» **PROBLEM STATEMENT**
Only the lines from the start of the data through the line with "label=name, legend=False)" belong in the copy. Restate them word for word, minus the pictures.

── GIVEN DATA

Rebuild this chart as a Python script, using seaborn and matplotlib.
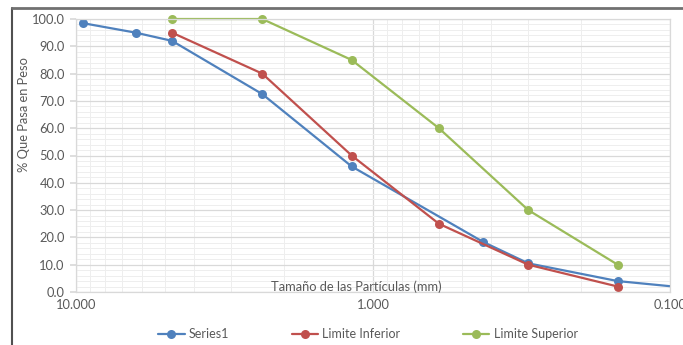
import matplotlib
matplotlib.use("Agg")
import matplotlib.pyplot as plt
import seaborn as sns
import pandas as pd
import numpy as np
from matplotlib.ticker import FixedLocator, FuncFormatter, MultipleLocator
from matplotlib.lines import Line2D
from matplotlib.patches import Rectangle

# Data
s1_size = [9.5, 6.3, 4.75, 2.36, 1.18, 0.425, 0.3, 0.15, 0.075]
s1_pass = [98.5, 95.0, 92.0, 72.5, 46.0, 18.3, 10.5, 4.0, 0.8]
inf_size = [4.75, 2.36, 1.18, 0.6, 0.3, 0.15]
inf_pass = [95.0, 80.0, 50.0, 25.0, 10.0, 2.0]
sup_size = [4.75, 2.36, 1.18, 0.6, 0.3, 0.15]
sup_pass = [100.0, 100.0, 85.0, 60.0, 30.0, 10.0]
series_names = ["Series1", "Limite Inferior", "Limite Superior"]
colors = ["#4F81BD", "#C0504D", "#9BBB59"]
x_ticks = [10, 1, 0.1]
x_labels = ["10.000", "1.000", "0.100"]

sns.set_theme(style="white")
plt.rcParams["font.family"] = ["Lato", "DejaVu Sans"]

fig = plt.figure(figsize=(6.83, 3.45), dpi=100)
ax = fig.add_axes([76/683, 1-292/345, (670-76)/683, (292-19)/345])

datasets = [(s1_size, s1_pass), (inf_size, inf_pass), (sup_size, sup_pass)]
for (xs, ys), name, c in zip(datasets, series_names, colors):
    df = pd.DataFrame({"size": xs, "pass": ys})
    sns.lineplot(data=df, x="size", y="pass", ax=ax, sort=False, color=c,
                 marker="o", markersize=6.5, markeredgewidth=0, linewidth=1.6,
                 label=name, legend=False)

# clip horizontally at the axis edges but let markers at 100 show fully
clip_rect = Rectangle((0, -0.05), 1, 1.1, transform=ax.transAxes, visible=False)
ax.add_patch(clip_rect)
for ln in ax.get_lines():
    ln.set_clip_path(clip_rect)

ax.set_xscale("log")
ax.set_xlim(10, 0.1)
ax.set_ylim(0, 100)

ax.xaxis.set_major_locator(FixedLocator(x_ticks))
ax.xaxis.set_major_formatter(FuncFormatter(lambda v, p: x_labels[x_ticks.index(v)] if v in x_ticks else ""))
minor = [m * 10.0**e for e in (-1, 0) for m in range(2, 10)]
ax.xaxis.set_minor_locator(FixedLocator(minor))
ax.xaxis.set_minor_formatter(FuncFormatter(lambda v, p: ""))
ax.yaxis.set_major_locator(MultipleLocator(10))
ax.yaxis.set_minor_locator(MultipleLocator(2))
ax.yaxis.set_major_formatter(FuncFormatter(lambda v, p: f"{v:.1f}"))

ax.grid(which="major", color="#d9d9d9", linewidth=0.9)
ax.grid(which="minor", color="#eeeeee", linewidth=0.7)
ax.set_axisbelow(True)
for sp in ax.spines.values():
    sp.set_color("#d9d9d9")
    sp.set_linewidth(0.9)

ax.tick_params(axis="y", which="major", length=4, color="#d9d9d9", pad=4,
               labelsize=9.3, labelcolor="#595959", left=True)
ax.tick_params(axis="y", which="minor", length=0)
ax.tick_params(axis="x", which="both", length=0, pad=5, labelsize=9.3, labelcolor="#595959")
ax.set_xlabel("")
ax.set_ylabel("")

ax.text((356-76)/594, (292-287)/273, "Tamaño de las Partículas (mm)", transform=ax.transAxes,
        ha="center", va="center", fontsize=9.3, color="#595959")
fig.text(24/683, 1-115/345, "% Que Pasa en Peso", rotation=90, ha="center", va="center",
         fontsize=9.3, color="#595959")

handles = [Line2D([], [], color=c, marker="o", markersize=6.5, markeredgewidth=0, linewidth=1.6)
           for c in colors]
fig.legend(handles, series_names, loc="center", bbox_to_anchor=(368/683, 1-334/345), ncol=3,
           frameon=False, fontsize=9, handlelength=2.1, handletextpad=0.35, columnspacing=5.0,
           labelcolor="#595959")

# outer chart frame (cropped screenshot edges)
fig.add_artist(Line2D([12/683, 12/683], [0, 1-8/345], transform=fig.transFigure,
                      color="#505050", linewidth=1.5))
fig.add_artist(Line2D([12/683, 1], [1-8/345, 1-8/345], transform=fig.transFigure,
                      color="#707070", linewidth=2.0))

fig.savefig("out.png", dpi=100)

────

» **ANSWER TO THE TASK**
Rebuild this chart as a Python script, using seaborn and matplotlib.
import matplotlib
matplotlib.use("Agg")
import matplotlib.pyplot as plt
import seaborn as sns
import pandas as pd
import numpy as np
from matplotlib.ticker import FixedLocator, FuncFormatter, MultipleLocator
from matplotlib.lines import Line2D
from matplotlib.patches import Rectangle

# Data
s1_size = [9.5, 6.3, 4.75, 2.36, 1.18, 0.425, 0.3, 0.15, 0.075]
s1_pass = [98.5, 95.0, 92.0, 72.5, 46.0, 18.3, 10.5, 4.0, 0.8]
inf_size = [4.75, 2.36, 1.18, 0.6, 0.3, 0.15]
inf_pass = [95.0, 80.0, 50.0, 25.0, 10.0, 2.0]
sup_size = [4.75, 2.36, 1.18, 0.6, 0.3, 0.15]
sup_pass = [100.0, 100.0, 85.0, 60.0, 30.0, 10.0]
series_names = ["Series1", "Limite Inferior", "Limite Superior"]
colors = ["#4F81BD", "#C0504D", "#9BBB59"]
x_ticks = [10, 1, 0.1]
x_labels = ["10.000", "1.000", "0.100"]

sns.set_theme(style="white")
plt.rcParams["font.family"] = ["Lato", "DejaVu Sans"]

fig = plt.figure(figsize=(6.83, 3.45), dpi=100)
ax = fig.add_axes([76/683, 1-292/345, (670-76)/683, (292-19)/345])

datasets = [(s1_size, s1_pass), (inf_size, inf_pass), (sup_size, sup_pass)]
for (xs, ys), name, c in zip(datasets, series_names, colors):
    df = pd.DataFrame({"size": xs, "pass": ys})
    sns.lineplot(data=df, x="size", y="pass", ax=ax, sort=False, color=c,
                 marker="o", markersize=6.5, markeredgewidth=0, linewidth=1.6,
                 label=name, legend=False)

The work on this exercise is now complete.